* begin SUPPLIED DATA *
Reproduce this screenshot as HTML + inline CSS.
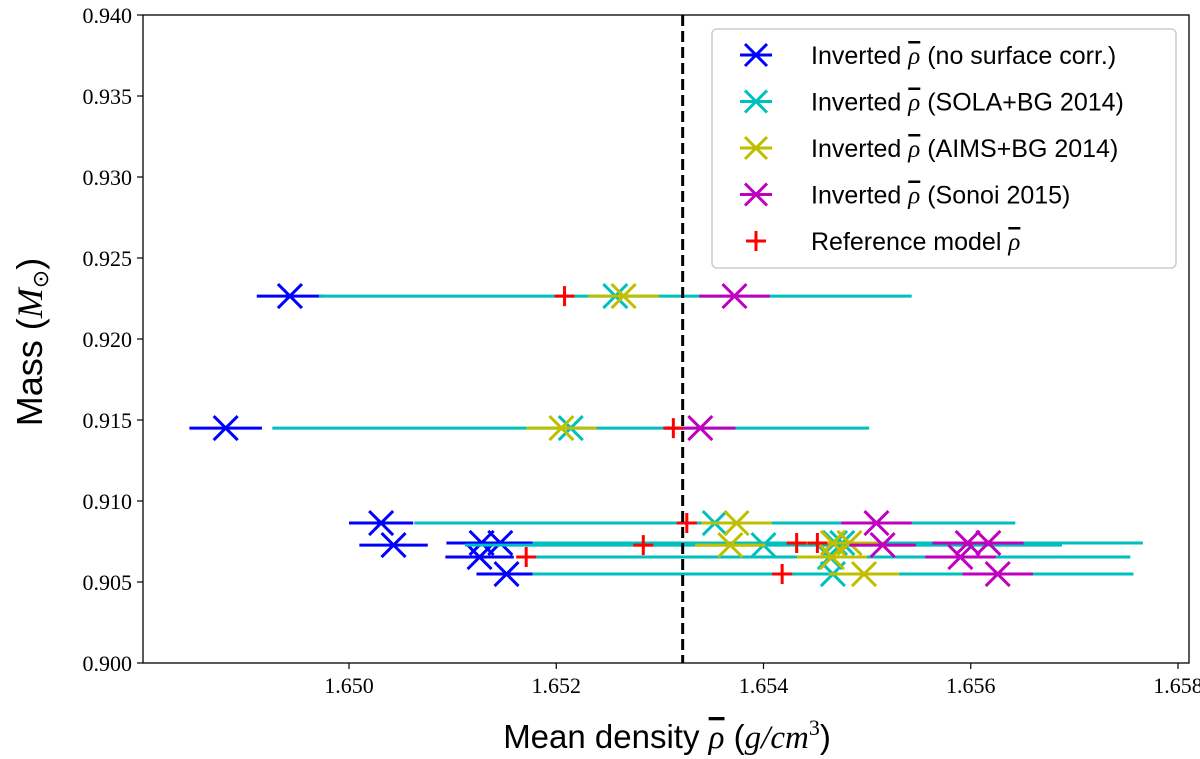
<!DOCTYPE html>
<html><head><meta charset="utf-8"><style>
html,body{margin:0;padding:0;background:#fff;}
svg{display:block;}
.tick{font-family:"Liberation Serif",serif;font-size:22px;fill:#000;}
.leg{font-family:"Liberation Sans",sans-serif;font-size:25px;fill:#000;}
.rho{font-family:"Liberation Serif",serif;font-style:italic;text-decoration:overline;}
</style></head><body>
<svg id="chart" width="1200" height="759" viewBox="0 0 1200 759" xmlns="http://www.w3.org/2000/svg"></svg>
<script>
// ---- data ----
const masses   = [0.92265, 0.91450, 0.90864, 0.90728, 0.90741, 0.90741, 0.90654, 0.90549];
const blueVals = [1.64943, 1.64881, 1.65031, 1.65043, 1.65128, 1.65146, 1.65126, 1.65152];
const blueErr  = [0.00032, 0.00035, 0.00031, 0.00033, 0.00034, 0.00034, 0.00033, 0.00029];
const cyanVals = [1.65257, 1.65214, 1.65353, 1.65400, 1.65469, 1.65476, 1.65464, 1.65467];
const cyanErr  = [0.00286, 0.00288, 0.00290, 0.00288, 0.00292, 0.00290, 0.00290, 0.00290];
const yellowVals = [1.65265, 1.65205, 1.65374, 1.65368, 1.65467, 1.65483, 1.65466, 1.65497];
const yellowErr  = [0.00034, 0.00034, 0.00034, 0.00034, 0.00034, 0.00034, 0.00034, 0.00034];
const magentaVals = [1.65372, 1.65339, 1.65509, 1.65515, 1.65597, 1.65617, 1.65590, 1.65626];
const magentaErr  = [0.00034, 0.00034, 0.00034, 0.00032, 0.00034, 0.00034, 0.00034, 0.00034];
const refVals  = [1.65208, 1.65313, 1.65326, 1.65284, 1.65432, 1.65452, 1.65171, 1.65418];
const vline = 1.65322;
const xTicks = [1.650, 1.652, 1.654, 1.656, 1.658];
const xTickLabels = ["1.650","1.652","1.654","1.656","1.658"];
const yTicks = [0.900,0.905,0.910,0.915,0.920,0.925,0.930,0.935,0.940];
const yTickLabels = ["0.900","0.905","0.910","0.915","0.920","0.925","0.930","0.935","0.940"];
const legendPre = ["Inverted ","Inverted ","Inverted ","Inverted ","Reference model "];
const legendPost = [" (no surface corr.)"," (SOLA+BG 2014)"," (AIMS+BG 2014)"," (Sonoi 2015)",""];

// ---- axes ----
const L=143,R=1189,T=15,B=663;
const X = v => 349 + (v-1.650)*103625;
const Y = v => B - (v-0.900)*16200;
const svg = document.getElementById('chart');
const NS="http://www.w3.org/2000/svg";
function mk(tag,attrs,parent){const e=document.createElementNS(NS,tag);for(const k in attrs)e.setAttribute(k,attrs[k]);(parent||svg).appendChild(e);return e;}

function series(vals,errs,color,name){
  const g=mk('g',{});
  
  
  vals.forEach((v,i)=>{
    const y=Y(masses[i]);
    const eb=mk('line',{x1:X(v-errs[i]),x2:X(v+errs[i]),y1:y,y2:y,stroke:color,'stroke-width':3},g);
    
    
  });
  vals.forEach((v,i)=>{
    const x=X(v),y=Y(masses[i]),s=12;
    const p=mk('path',{d:`M${x-s} ${y-s}L${x+s} ${y+s}M${x-s} ${y+s}L${x+s} ${y-s}`,stroke:color,'stroke-width':3,fill:'none'},g);
    
    
  });
}
series(blueVals,blueErr,'#0000ff','no-surface-corr');
series(cyanVals,cyanErr,'#00bfbf','sola-bg-2014');
series(yellowVals,yellowErr,'#bfbf00','aims-bg-2014');
series(magentaVals,magentaErr,'#bf00bf','sonoi-2015');
refVals.forEach((v,i)=>{
  const x=X(v),y=Y(masses[i]),s=10;
  const p=mk('path',{d:`M${x-s} ${y}L${x+s} ${y}M${x} ${y-s}L${x} ${y+s}`,stroke:'#ff0000','stroke-width':3,fill:'none'});
  
  
});
const vl=mk('line',{x1:X(vline),x2:X(vline),y1:T,y2:B,stroke:'#000','stroke-width':3,'stroke-dasharray':'11 5'});



const fr=mk('rect',{x:L,y:T,width:R-L,height:B-T,fill:'none',stroke:'#000','stroke-width':1.3});



xTicks.forEach((v,i)=>{
  const x=X(v);
  mk('line',{x1:x,x2:x,y1:B,y2:B+6,stroke:'#000','stroke-width':1.2});
  const t=mk('text',{x:x,y:B+30,'text-anchor':'middle',class:'tick'});t.textContent=xTickLabels[i];
  
  
});
yTicks.forEach((v,i)=>{
  const y=Y(v);
  mk('line',{x1:L-6,x2:L,y1:y,y2:y,stroke:'#000','stroke-width':1.2});
  const t=mk('text',{x:L-11,y:y+8,'text-anchor':'end',class:'tick'});t.textContent=yTickLabels[i];
  
  
});

// legend
const lg=mk('g',{});


mk('rect',{x:712,y:29,width:464,height:239,rx:5,fill:'#fff',stroke:'#ccc','stroke-width':1.5},lg);
const lcol=['#0000ff','#00bfbf','#bfbf00','#bf00bf','#ff0000'];
legendPre.forEach((lab,i)=>{
  const y=55+i*46.5,x=756;
  if(i<4){
    mk('path',{d:`M${x-16} ${y}L${x+16} ${y}M${x-11} ${y-11}L${x+11} ${y+11}M${x-11} ${y+11}L${x+11} ${y-11}`,stroke:lcol[i],'stroke-width':3,fill:'none'},lg);
  } else {
    mk('path',{d:`M${x-10} ${y}L${x+10} ${y}M${x} ${y-10}L${x} ${y+10}`,stroke:lcol[i],'stroke-width':3,fill:'none'},lg);
  }
  const t=mk('text',{x:811,y:y+9,class:'leg'},lg);
  t.innerHTML=lab+'<tspan class="rho">\u03C1</tspan>'+legendPost[i];
  
  
});

// axis titles
const xt=mk('text',{x:667,y:748,'text-anchor':'middle','font-family':'Liberation Sans, sans-serif','font-size':33});
xt.innerHTML='Mean density <tspan class="rho">\u03C1</tspan> (<tspan font-family="Liberation Serif, serif" font-style="italic">g/cm</tspan><tspan font-family="Liberation Serif, serif" font-size="22" dy="-13">3</tspan><tspan dy="13">)</tspan>';


const yt=mk('text',{x:0,y:0,'text-anchor':'middle','font-family':'Liberation Sans, sans-serif','font-size':36,transform:'translate(42,342) rotate(-90)'});
yt.innerHTML='Mass (<tspan font-family="Liberation Serif, serif" font-style="italic">M</tspan><tspan font-size="22" dy="6">\u2299</tspan><tspan dy="-6">)</tspan>';


</script>
</body></html>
* end SUPPLIED DATA *
◆ **GIVEN TASK**: Give the data again exactly as written, with all pictures left out.

◆ **SOLUTION TO THIS PROBLEM**:
Reproduce this screenshot as HTML + inline CSS.
<!DOCTYPE html>
<html><head><meta charset="utf-8"><style>
html,body{margin:0;padding:0;background:#fff;}
svg{display:block;}
.tick{font-family:"Liberation Serif",serif;font-size:22px;fill:#000;}
.leg{font-family:"Liberation Sans",sans-serif;font-size:25px;fill:#000;}
.rho{font-family:"Liberation Serif",serif;font-style:italic;text-decoration:overline;}
</style></head><body>
<svg id="chart" width="1200" height="759" viewBox="0 0 1200 759" xmlns="http://www.w3.org/2000/svg"></svg>
<script>
// ---- data ----
const masses   = [0.92265, 0.91450, 0.90864, 0.90728, 0.90741, 0.90741, 0.90654, 0.90549];
const blueVals = [1.64943, 1.64881, 1.65031, 1.65043, 1.65128, 1.65146, 1.65126, 1.65152];
const blueErr  = [0.00032, 0.00035, 0.00031, 0.00033, 0.00034, 0.00034, 0.00033, 0.00029];
const cyanVals = [1.65257, 1.65214, 1.65353, 1.65400, 1.65469, 1.65476, 1.65464, 1.65467];
const cyanErr  = [0.00286, 0.00288, 0.00290, 0.00288, 0.00292, 0.00290, 0.00290, 0.00290];
const yellowVals = [1.65265, 1.65205, 1.65374, 1.65368, 1.65467, 1.65483, 1.65466, 1.65497];
const yellowErr  = [0.00034, 0.00034, 0.00034, 0.00034, 0.00034, 0.00034, 0.00034, 0.00034];
const magentaVals = [1.65372, 1.65339, 1.65509, 1.65515, 1.65597, 1.65617, 1.65590, 1.65626];
const magentaErr  = [0.00034, 0.00034, 0.00034, 0.00032, 0.00034, 0.00034, 0.00034, 0.00034];
const refVals  = [1.65208, 1.65313, 1.65326, 1.65284, 1.65432, 1.65452, 1.65171, 1.65418];
const vline = 1.65322;
const xTicks = [1.650, 1.652, 1.654, 1.656, 1.658];
const xTickLabels = ["1.650","1.652","1.654","1.656","1.658"];
const yTicks = [0.900,0.905,0.910,0.915,0.920,0.925,0.930,0.935,0.940];
const yTickLabels = ["0.900","0.905","0.910","0.915","0.920","0.925","0.930","0.935","0.940"];
const legendPre = ["Inverted ","Inverted ","Inverted ","Inverted ","Reference model "];
const legendPost = [" (no surface corr.)"," (SOLA+BG 2014)"," (AIMS+BG 2014)"," (Sonoi 2015)",""];

// ---- axes ----
const L=143,R=1189,T=15,B=663;
const X = v => 349 + (v-1.650)*103625;
const Y = v => B - (v-0.900)*16200;
const svg = document.getElementById('chart');
const NS="http://www.w3.org/2000/svg";
function mk(tag,attrs,parent){const e=document.createElementNS(NS,tag);for(const k in attrs)e.setAttribute(k,attrs[k]);(parent||svg).appendChild(e);return e;}

function series(vals,errs,color,name){
  const g=mk('g',{});
  
  
  vals.forEach((v,i)=>{
    const y=Y(masses[i]);
    const eb=mk('line',{x1:X(v-errs[i]),x2:X(v+errs[i]),y1:y,y2:y,stroke:color,'stroke-width':3},g);
    
    
  });
  vals.forEach((v,i)=>{
    const x=X(v),y=Y(masses[i]),s=12;
    const p=mk('path',{d:`M${x-s} ${y-s}L${x+s} ${y+s}M${x-s} ${y+s}L${x+s} ${y-s}`,stroke:color,'stroke-width':3,fill:'none'},g);
    
    
  });
}
series(blueVals,blueErr,'#0000ff','no-surface-corr');
series(cyanVals,cyanErr,'#00bfbf','sola-bg-2014');
series(yellowVals,yellowErr,'#bfbf00','aims-bg-2014');
series(magentaVals,magentaErr,'#bf00bf','sonoi-2015');
refVals.forEach((v,i)=>{
  const x=X(v),y=Y(masses[i]),s=10;
  const p=mk('path',{d:`M${x-s} ${y}L${x+s} ${y}M${x} ${y-s}L${x} ${y+s}`,stroke:'#ff0000','stroke-width':3,fill:'none'});
  
  
});
const vl=mk('line',{x1:X(vline),x2:X(vline),y1:T,y2:B,stroke:'#000','stroke-width':3,'stroke-dasharray':'11 5'});



const fr=mk('rect',{x:L,y:T,width:R-L,height:B-T,fill:'none',stroke:'#000','stroke-width':1.3});



xTicks.forEach((v,i)=>{
  const x=X(v);
  mk('line',{x1:x,x2:x,y1:B,y2:B+6,stroke:'#000','stroke-width':1.2});
  const t=mk('text',{x:x,y:B+30,'text-anchor':'middle',class:'tick'});t.textContent=xTickLabels[i];
  
  
});
yTicks.forEach((v,i)=>{
  const y=Y(v);
  mk('line',{x1:L-6,x2:L,y1:y,y2:y,stroke:'#000','stroke-width':1.2});
  const t=mk('text',{x:L-11,y:y+8,'text-anchor':'end',class:'tick'});t.textContent=yTickLabels[i];
  
  
});

// legend
const lg=mk('g',{});


mk('rect',{x:712,y:29,width:464,height:239,rx:5,fill:'#fff',stroke:'#ccc','stroke-width':1.5},lg);
const lcol=['#0000ff','#00bfbf','#bfbf00','#bf00bf','#ff0000'];
legendPre.forEach((lab,i)=>{
  const y=55+i*46.5,x=756;
  if(i<4){
    mk('path',{d:`M${x-16} ${y}L${x+16} ${y}M${x-11} ${y-11}L${x+11} ${y+11}M${x-11} ${y+11}L${x+11} ${y-11}`,stroke:lcol[i],'stroke-width':3,fill:'none'},lg);
  } else {
    mk('path',{d:`M${x-10} ${y}L${x+10} ${y}M${x} ${y-10}L${x} ${y+10}`,stroke:lcol[i],'stroke-width':3,fill:'none'},lg);
  }
  const t=mk('text',{x:811,y:y+9,class:'leg'},lg);
  t.innerHTML=lab+'<tspan class="rho">\u03C1</tspan>'+legendPost[i];
  
  
});

// axis titles
const xt=mk('text',{x:667,y:748,'text-anchor':'middle','font-family':'Liberation Sans, sans-serif','font-size':33});
xt.innerHTML='Mean density <tspan class="rho">\u03C1</tspan> (<tspan font-family="Liberation Serif, serif" font-style="italic">g/cm</tspan><tspan font-family="Liberation Serif, serif" font-size="22" dy="-13">3</tspan><tspan dy="13">)</tspan>';


const yt=mk('text',{x:0,y:0,'text-anchor':'middle','font-family':'Liberation Sans, sans-serif','font-size':36,transform:'translate(42,342) rotate(-90)'});
yt.innerHTML='Mass (<tspan font-family="Liberation Serif, serif" font-style="italic">M</tspan><tspan font-size="22" dy="6">\u2299</tspan><tspan dy="-6">)</tspan>';


</script>
</body></html>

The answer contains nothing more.